Recorded data
########################################

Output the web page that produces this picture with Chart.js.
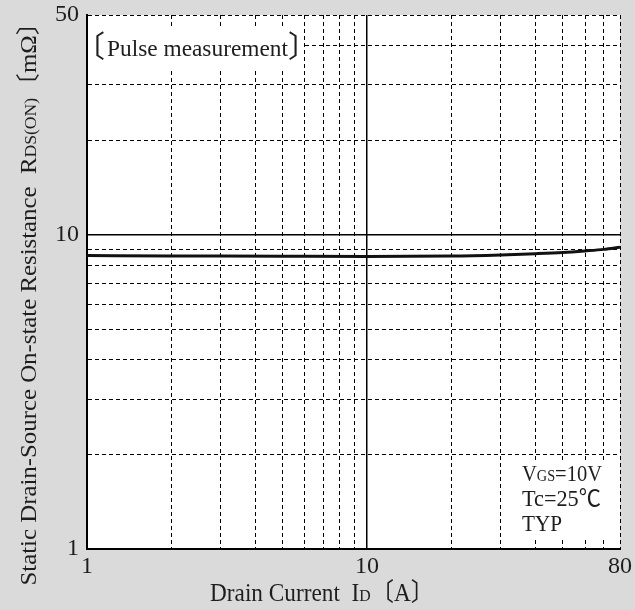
<!DOCTYPE html>
<html>
<head>
<meta charset="utf-8">
<title>RDS(ON) vs Drain Current</title>
<script src="https://cdn.jsdelivr.net/npm/chart.js@4.4.1/dist/chart.umd.min.js"></script>
<style>
    html, body { margin: 0; padding: 0; background: #dadada; }
    #wrap { width: 635px; height: 610px; }
</style>
</head>
<body>
<div id="wrap"><canvas id="rdsChart" width="635" height="610"></canvas></div>
<script>
// Curve (Drain current in A, RDS(on) in mOhm)
const drainCurrent = [1, 2, 3, 5, 10, 20, 30, 40, 50, 60, 70, 80];
const rdsOn = [8.58, 8.56, 8.55, 8.54, 8.53, 8.55, 8.62, 8.70, 8.78, 8.88, 8.98, 9.12];

// Grid positions and which of them carry a label
const xTicks = [1, 2, 3, 4, 5, 6, 7, 8, 9, 10, 20, 30, 40, 50, 60, 70, 80];
const yTicks = [1, 2, 3, 4, 5, 6, 7, 8, 9, 10, 20, 30, 40, 50];
const xLabels = [1, 10, 80];
const yLabels = [1, 10, 50];

const SERIF = "'Liberation Serif', 'Noto Sans CJK JP', serif";
const CJK = "'Noto Sans CJK JP', 'Liberation Serif', serif";
const INK = '#1e1e1e';

// Draw a line of text made of parts with different sizes (small caps subscripts)
const drawRich = (ctx, parts, x, y, align, width) => {
    ctx.save();
    ctx.textBaseline = 'alphabetic';
    let total = 0;
    parts.forEach(p => {
        ctx.font = p[1] + 'px ' + SERIF;
        total += ctx.measureText(p[0]).width;
    });
    const sx = width ? width / total : 1;
    ctx.translate(x, y);
    ctx.scale(sx, 1);
    let cx = align === 'center' ? -total / 2 : 0;
    parts.forEach(p => {
        ctx.font = p[1] + 'px ' + SERIF;
        ctx.fillStyle = INK;
        ctx.textAlign = 'left';
        ctx.fillText(p[0], cx, 0);
        cx += ctx.measureText(p[0]).width;
    });
    ctx.restore();
};

// Put a single bracket glyph so its ink starts at left
const drawGlyph = (ctx, ch, left, baseline, size) => {
    ctx.save();
    ctx.font = size + 'px ' + CJK;
    ctx.fillStyle = INK;
    ctx.textAlign = 'left';
    ctx.textBaseline = 'alphabetic';
    const m = ctx.measureText(ch);
    ctx.fillText(ch, left + m.actualBoundingBoxLeft, baseline);
    ctx.restore();
};

// Grey page, white plot area
const backgroundPlugin = {
    id: 'background',
    beforeDraw: (chart) => {
        const { ctx, chartArea: a } = chart;
        ctx.save();
        ctx.fillStyle = '#dadada';
        ctx.fillRect(0, 0, chart.width, chart.height);
        ctx.fillStyle = '#ffffff';
        ctx.fillRect(a.left, a.top, a.right - a.left, a.bottom - a.top);
        ctx.restore();
    }
};

// Notes inside the plot and the axis titles
const notesPlugin = {
    id: 'notes',
    afterDatasetsDraw: (chart) => {
        const { ctx, chartArea: a } = chart;

        // boxes that hide the grid behind the notes
        ctx.save();
        ctx.fillStyle = '#ffffff';
        ctx.fillRect(a.left + 1, 28, 214, 42);
        ctx.fillRect(518, 461, a.right - 519, 76);
        ctx.restore();

        drawGlyph(ctx, '〔', 96, 57, 30);
        drawRich(ctx, [['Pulse measurement', 24]], 107, 56, 'left', 181);
        drawGlyph(ctx, '〕', 289, 57, 30);

        drawRich(ctx, [['V', 23], ['GS', 16], ['=10V', 23]], 522, 481, 'left', 80);
        drawRich(ctx, [['Tc=25℃', 23]], 522, 506, 'left', 79);
        drawRich(ctx, [['TYP', 23]], 522, 531, 'left', 40);

        // x axis title
        drawRich(ctx, [['Drain Current  I', 25], ['D', 17], ['〔A〕', 25]], 322, 601, 'center', 224);

        // y axis title, rotated
        ctx.save();
        ctx.translate(36, 298);
        ctx.rotate(-Math.PI / 2);
        drawRich(ctx, [['Static Drain-Source On-state Resistance  R', 24], ['DS(ON)', 17], ['〔mΩ〕', 24]], 0, 0, 'center', 575);
        ctx.restore();
    }
};

const gridDash = (c) => {
    if (!c.tick) return [];
    return c.tick.value === 10 ? [] : [4, 3];
};
const gridWidth = (c) => (c.tick && c.tick.value === 10 ? 1.5 : 1);

const canvas = document.getElementById('rdsChart');
const chart = new Chart(canvas.getContext('2d'), {
    type: 'line',
    data: {
        datasets: [{
            data: drainCurrent.map((v, i) => ({ x: v, y: rdsOn[i] })),
            borderColor: '#111111',
            borderWidth: 3,
            pointRadius: 0,
            tension: 0.4,
            cubicInterpolationMode: 'monotone'
        }]
    },
    options: {
        responsive: false,
        animation: false,
        events: [],
        layout: { padding: { top: 15, right: 15, left: 0, bottom: 0 } },
        plugins: {
            legend: { display: false },
            tooltip: { enabled: false }
        },
        scales: {
            x: {
                type: 'logarithmic',
                min: 1,
                max: 80,
                afterBuildTicks: (scale) => { scale.ticks = xTicks.map(v => ({ value: v })); },
                afterFit: (scale) => {
                    scale.height = 61;
                    scale.paddingLeft = 0;
                    scale.paddingRight = 0;
                },
                ticks: {
                    autoSkip: false,
                    maxRotation: 0,
                    padding: 3,
                    color: INK,
                    font: { family: SERIF, size: 24 },
                    callback: (v) => (xLabels.includes(v) ? String(v) : '')
                },
                grid: { color: '#000', lineWidth: gridWidth, drawTicks: false },
                border: { color: '#000', width: 2, dash: gridDash }
            },
            y: {
                type: 'logarithmic',
                min: 1,
                max: 50,
                afterBuildTicks: (scale) => { scale.ticks = yTicks.map(v => ({ value: v })); },
                afterFit: (scale) => {
                    scale.width = 87;
                    scale.paddingTop = 0;
                    scale.paddingBottom = 0;
                },
                ticks: {
                    autoSkip: false,
                    padding: 8,
                    color: INK,
                    font: { family: SERIF, size: 24 },
                    callback: (v) => (yLabels.includes(v) ? String(v) : '')
                },
                grid: { color: '#000', lineWidth: gridWidth, drawTicks: false },
                border: { color: '#000', width: 2, dash: gridDash }
            }
        }
    },
    plugins: [backgroundPlugin, notesPlugin]
});
console.log('chart area', chart.chartArea);
</script>
</body>
</html>
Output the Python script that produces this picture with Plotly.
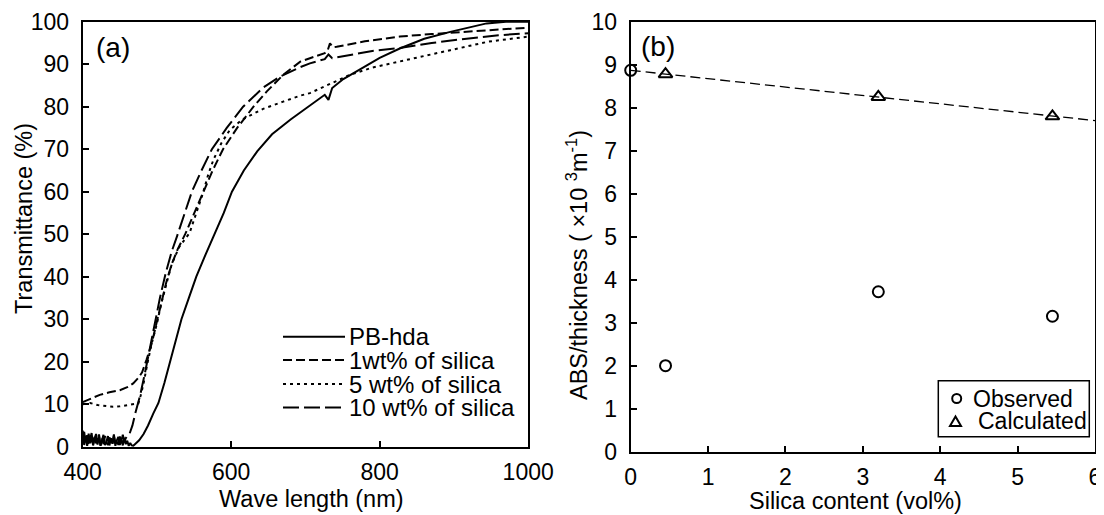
import plotly.graph_objects as go

# ---------------- Panel (a): transmittance spectra ----------------
pb_x = [400, 402, 404, 406, 408, 410, 412, 414, 416, 418, 420, 422, 424, 426, 428, 430, 432, 434,
        436, 438, 440, 442, 444, 446, 448, 450, 452, 454, 456, 458, 460, 462, 464, 466, 468,
        470, 476, 482, 488, 495, 502, 510, 518, 525, 533, 543, 553, 565, 578, 590, 601, 617, 635,
        655, 680, 700, 715, 726, 731, 736, 751, 780, 800, 827, 860, 895, 944, 970, 1000]
pb_y = [3.8, 0.4, 2.6, 0.2, 3.1, 0.8, 2.2, 0.3, 1.9, 3.0, 0.5, 2.4, 0.2, 1.6, 2.8, 0.4, 1.2, 2.5,
        0.3, 2.0, 0.7, 2.9, 0.2, 1.5, 2.3, 0.4, 1.8, 0.3, 2.1, 0.6, 1.4, 0.2, 0.9, 0.3, 0.2,
        0.5, 1.5, 3.0, 5.0, 7.8, 10.3, 15, 20, 25, 30, 35, 40, 45, 50, 55, 60, 65, 69.5,
        73.5, 77.0, 79.5, 81.3, 82.8, 81.6, 84.4, 86.5, 89.5, 91.5, 93.7, 96, 97.6, 99.6, 100, 100]

s1_x = [400, 410, 423, 436, 450, 460, 468, 475, 480, 486, 493, 500, 506, 513, 520, 528, 538, 550,
        562, 575, 589, 608, 630, 648, 670, 693, 706, 726, 730, 733, 737, 742, 780, 827, 870, 917,
        960, 1000]
s1_y = [10.5, 11.3, 12.2, 12.8, 13.3, 14.0, 14.9, 16.2, 17.5, 20.5, 24.3, 29.5, 34, 39, 43, 46.5,
        50, 55, 60, 65, 70, 75, 80, 83.6, 87.5, 90.6, 91.4, 92.6, 93.3, 94.9, 94.0, 94.1, 95.4,
        96.5, 97.1, 97.6, 98.1, 98.6]

s5_x = [400, 410, 420, 430, 441, 450, 460, 468, 475, 478, 482, 487, 493, 500, 506, 513, 520, 530,
        544, 553, 562, 569, 576, 587, 598, 615, 643, 670, 693, 706, 720, 740, 760, 790, 827, 860,
        895, 946, 1000]
s5_y = [10.0, 10.3, 9.8, 9.6, 9.4, 9.5, 9.8, 10.0, 10.2, 12.0, 14.9, 19.5, 24.3, 29.0, 33.8, 38.5,
        43.0, 47.0, 50.3, 55.0, 59.7, 64.0, 67.5, 71.5, 74.5, 77.0, 79.5, 81.2, 82.6, 83.2, 84.3,
        86.0, 87.5, 89.2, 90.6, 92.0, 93.3, 95.3, 96.5]

s10_x = [400, 402, 404, 406, 408, 410, 412, 414, 416, 418, 420, 422, 424, 426, 428, 430, 432, 434,
         436, 438, 440, 442, 444, 446, 448, 450, 452, 454, 456, 458, 460,
         463, 467, 471, 477, 484, 490, 497, 504, 512, 520, 527, 537, 547, 560, 574, 594, 616, 643,
         665, 693, 706, 726, 731, 736, 760, 790, 827, 870, 917, 960, 1000]
s10_y = [2.0, 3.5, 0.6, 2.7, 0.3, 1.9, 3.2, 0.5, 2.3, 0.8, 1.4, 2.9, 0.3, 2.0, 0.6, 2.5, 1.0, 0.4,
         2.2, 1.5, 0.3, 2.6, 0.9, 1.7, 0.4, 2.4, 1.1, 2.8, 1.3, 2.0, 2.6,
         3.0, 5.0, 8.0, 11.8, 17.5, 23.0, 29.5, 35.0, 41.0, 46.0, 49.5, 55.0, 60.0, 65.0, 70.0,
         75.0, 80.0, 84.5, 87.0, 89.3, 90.2, 91.2, 92.3, 91.4, 92.2, 93.1, 93.8, 95.0, 96.0, 96.8,
         97.3]

legend_a = ["PB-hda", "1wt% of silica", "5 wt% of silica", "10 wt% of silica"]

# ---------------- Panel (b): ABS/thickness ----------------
obs_x = [0, 0.45, 3.2, 5.45]
obs_y = [8.87, 2.0, 3.72, 3.15]
calc_x = [0.45, 3.2, 5.45]
calc_y = [8.78, 8.25, 7.80]
fit_x = [0, 6]
fit_y = [8.87, 7.70]
legend_b = ["Observed", "Calculated"]

# ---------------- layout helpers (screen pixel -> paper) ----------------
# the page body has an 8px margin, so the figure is drawn 8px in from the corner
OFF = 8
W, H = 1104 - OFF, 515 - OFF
FONT = "Arial, 'Liberation Sans', sans-serif"


def px(xp):
    return (xp - OFF) / W


def py(yp):
    return 1 - (yp - OFF) / H


fig = go.Figure()

dashes = ["solid", "9px,4px", "3px,4px", "16px,5px"]
series = [(pb_x, pb_y), (s1_x, s1_y), (s5_x, s5_y), (s10_x, s10_y)]
for (xs, ys), name, d in zip(series, legend_a, dashes):
    fig.add_trace(go.Scatter(x=xs, y=ys, mode="lines", name=name, showlegend=False,
                             line=dict(color="black", width=2, dash=d),
                             xaxis="x", yaxis="y"))

fig.add_trace(go.Scatter(x=fit_x, y=fit_y, mode="lines", showlegend=False,
                         line=dict(color="black", width=1.3, dash="10px,5px"),
                         xaxis="x2", yaxis="y2"))
fig.add_trace(go.Scatter(x=obs_x, y=obs_y, mode="markers", name=legend_b[0], showlegend=False,
                         marker=dict(symbol="circle-open", size=11, color="black",
                                     line=dict(width=2)),
                         cliponaxis=False, xaxis="x2", yaxis="y2"))
fig.add_trace(go.Scatter(x=calc_x, y=calc_y, mode="markers", name=legend_b[1], showlegend=False,
                         marker=dict(symbol="triangle-up-open", size=12, color="black",
                                     line=dict(width=2)),
                         cliponaxis=False, xaxis="x2", yaxis="y2"))

TICKSIZE = 23
axis_common = dict(showline=True, linecolor="black", linewidth=2, mirror=True,
                   ticks="inside", ticklen=6, tickwidth=2, tickcolor="black",
                   showgrid=False, zeroline=False, automargin=False,
                   tickfont=dict(family=FONT, size=TICKSIZE, color="black"))

fig.update_layout(
    template="none",
    width=W, height=H,
    margin=dict(l=0, r=0, t=0, b=0, autoexpand=False),
    paper_bgcolor="white", plot_bgcolor="white",
    font=dict(family=FONT, size=TICKSIZE, color="black"),
    xaxis=dict(domain=[px(82.7), px(528.2)], range=[400, 1000],
               tickvals=[400, 600, 800, 1000], anchor="y", ticklabelstandoff=4,
               **axis_common),
    yaxis=dict(domain=[py(446.7), py(21.7)], range=[0, 100], dtick=10, anchor="x",
               ticklabelstandoff=7, **axis_common),
    xaxis2=dict(domain=[px(630.7), px(1095)], range=[0, 6], dtick=1, anchor="y2",
                ticklabelstandoff=4, **axis_common),
    yaxis2=dict(domain=[py(451.7), py(21.7)], range=[0, 10], dtick=1, anchor="x2",
                ticklabelstandoff=7, **axis_common),
    showlegend=False,
)

shapes = []
annotations = []

# legend for panel (a): line samples + labels
row_y = [336.7, 360.0, 384.0, 407.5]
for name, d, ry in zip(legend_a, dashes, row_y):
    shapes.append(dict(type="line", xref="paper", yref="paper",
                       x0=px(283), x1=px(345), y0=py(ry), y1=py(ry),
                       line=dict(color="black", width=2, dash=d)))
    annotations.append(dict(text=name, xref="paper", yref="paper", x=px(347), y=py(ry),
                            xanchor="left", yanchor="middle", showarrow=False,
                            font=dict(family=FONT, size=24, color="black")))

# legend for panel (b): framed box with marker samples
shapes.append(dict(type="rect", xref="paper", yref="paper",
                   x0=px(938.3), x1=px(1089.3), y0=py(380.7), y1=py(436.7),
                   line=dict(color="black", width=1.5), fillcolor="white", layer="above"))
shapes.append(dict(type="circle", xref="paper", yref="paper",
                   xsizemode="pixel", ysizemode="pixel",
                   xanchor=px(956.7), yanchor=py(398.5),
                   x0=-4.5, x1=4.5, y0=-4.5, y1=4.5,
                   line=dict(color="black", width=2), layer="above"))
shapes.append(dict(type="path", xref="paper", yref="paper",
                   xsizemode="pixel", ysizemode="pixel",
                   xanchor=px(955.5), yanchor=py(421.5),
                   path="M -5.5 -4.5 L 5.5 -4.5 L 0 5 Z",
                   line=dict(color="black", width=2), layer="above"))
annotations.append(dict(text=legend_b[0], xref="paper", yref="paper", x=px(971), y=py(398.5),
                        xanchor="left", yanchor="middle", showarrow=False,
                        font=dict(family=FONT, size=23, color="black")))
annotations.append(dict(text=legend_b[1], xref="paper", yref="paper", x=px(976), y=py(420.5),
                        xanchor="left", yanchor="middle", showarrow=False,
                        font=dict(family=FONT, size=23, color="black")))

# panel labels and axis titles
annotations += [
    dict(text="(a)", xref="paper", yref="paper", x=px(94), y=py(48), xanchor="left",
         yanchor="middle", showarrow=False, font=dict(family=FONT, size=28)),
    dict(text="(b)", xref="paper", yref="paper", x=px(639), y=py(47), xanchor="left",
         yanchor="middle", showarrow=False, font=dict(family=FONT, size=28)),
    dict(text="Wave length (nm)", xref="paper", yref="paper", x=px(311), y=py(498.5),
         xanchor="center", yanchor="middle", showarrow=False, font=dict(family=FONT, size=23.5)),
    dict(text="Silica content (vol%)", xref="paper", yref="paper", x=px(855), y=py(500.5),
         xanchor="center", yanchor="middle", showarrow=False, font=dict(family=FONT, size=23.5)),
    dict(text="Transmittance (%)", xref="paper", yref="paper", x=px(24), y=py(219),
         xanchor="center", yanchor="middle", textangle=-90, showarrow=False,
         font=dict(family=FONT, size=23.5)),
    dict(text="ABS/thickness ( \u00d710 <sup>3</sup>m<sup>-1</sup>)", xref="paper", yref="paper",
         x=px(577), y=py(265), xanchor="center", yanchor="middle", textangle=-90,
         showarrow=False, font=dict(family=FONT, size=23.5)),
]

fig.update_layout(shapes=shapes, annotations=annotations)
fig.write_html("out.html")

########################################

Repeat the lines above exactly, beginning with the one containing "Output the Python" and finishing with the one containing "86.0, 87.5, 89.2, 90.6, 92.0, 93.3, 95.3, 96.5]". No pictures belong in the copy.

Output the Python script that produces this picture with Plotly.
import plotly.graph_objects as go

# ---------------- Panel (a): transmittance spectra ----------------
pb_x = [400, 402, 404, 406, 408, 410, 412, 414, 416, 418, 420, 422, 424, 426, 428, 430, 432, 434,
        436, 438, 440, 442, 444, 446, 448, 450, 452, 454, 456, 458, 460, 462, 464, 466, 468,
        470, 476, 482, 488, 495, 502, 510, 518, 525, 533, 543, 553, 565, 578, 590, 601, 617, 635,
        655, 680, 700, 715, 726, 731, 736, 751, 780, 800, 827, 860, 895, 944, 970, 1000]
pb_y = [3.8, 0.4, 2.6, 0.2, 3.1, 0.8, 2.2, 0.3, 1.9, 3.0, 0.5, 2.4, 0.2, 1.6, 2.8, 0.4, 1.2, 2.5,
        0.3, 2.0, 0.7, 2.9, 0.2, 1.5, 2.3, 0.4, 1.8, 0.3, 2.1, 0.6, 1.4, 0.2, 0.9, 0.3, 0.2,
        0.5, 1.5, 3.0, 5.0, 7.8, 10.3, 15, 20, 25, 30, 35, 40, 45, 50, 55, 60, 65, 69.5,
        73.5, 77.0, 79.5, 81.3, 82.8, 81.6, 84.4, 86.5, 89.5, 91.5, 93.7, 96, 97.6, 99.6, 100, 100]

s1_x = [400, 410, 423, 436, 450, 460, 468, 475, 480, 486, 493, 500, 506, 513, 520, 528, 538, 550,
        562, 575, 589, 608, 630, 648, 670, 693, 706, 726, 730, 733, 737, 742, 780, 827, 870, 917,
        960, 1000]
s1_y = [10.5, 11.3, 12.2, 12.8, 13.3, 14.0, 14.9, 16.2, 17.5, 20.5, 24.3, 29.5, 34, 39, 43, 46.5,
        50, 55, 60, 65, 70, 75, 80, 83.6, 87.5, 90.6, 91.4, 92.6, 93.3, 94.9, 94.0, 94.1, 95.4,
        96.5, 97.1, 97.6, 98.1, 98.6]

s5_x = [400, 410, 420, 430, 441, 450, 460, 468, 475, 478, 482, 487, 493, 500, 506, 513, 520, 530,
        544, 553, 562, 569, 576, 587, 598, 615, 643, 670, 693, 706, 720, 740, 760, 790, 827, 860,
        895, 946, 1000]
s5_y = [10.0, 10.3, 9.8, 9.6, 9.4, 9.5, 9.8, 10.0, 10.2, 12.0, 14.9, 19.5, 24.3, 29.0, 33.8, 38.5,
        43.0, 47.0, 50.3, 55.0, 59.7, 64.0, 67.5, 71.5, 74.5, 77.0, 79.5, 81.2, 82.6, 83.2, 84.3,
        86.0, 87.5, 89.2, 90.6, 92.0, 93.3, 95.3, 96.5]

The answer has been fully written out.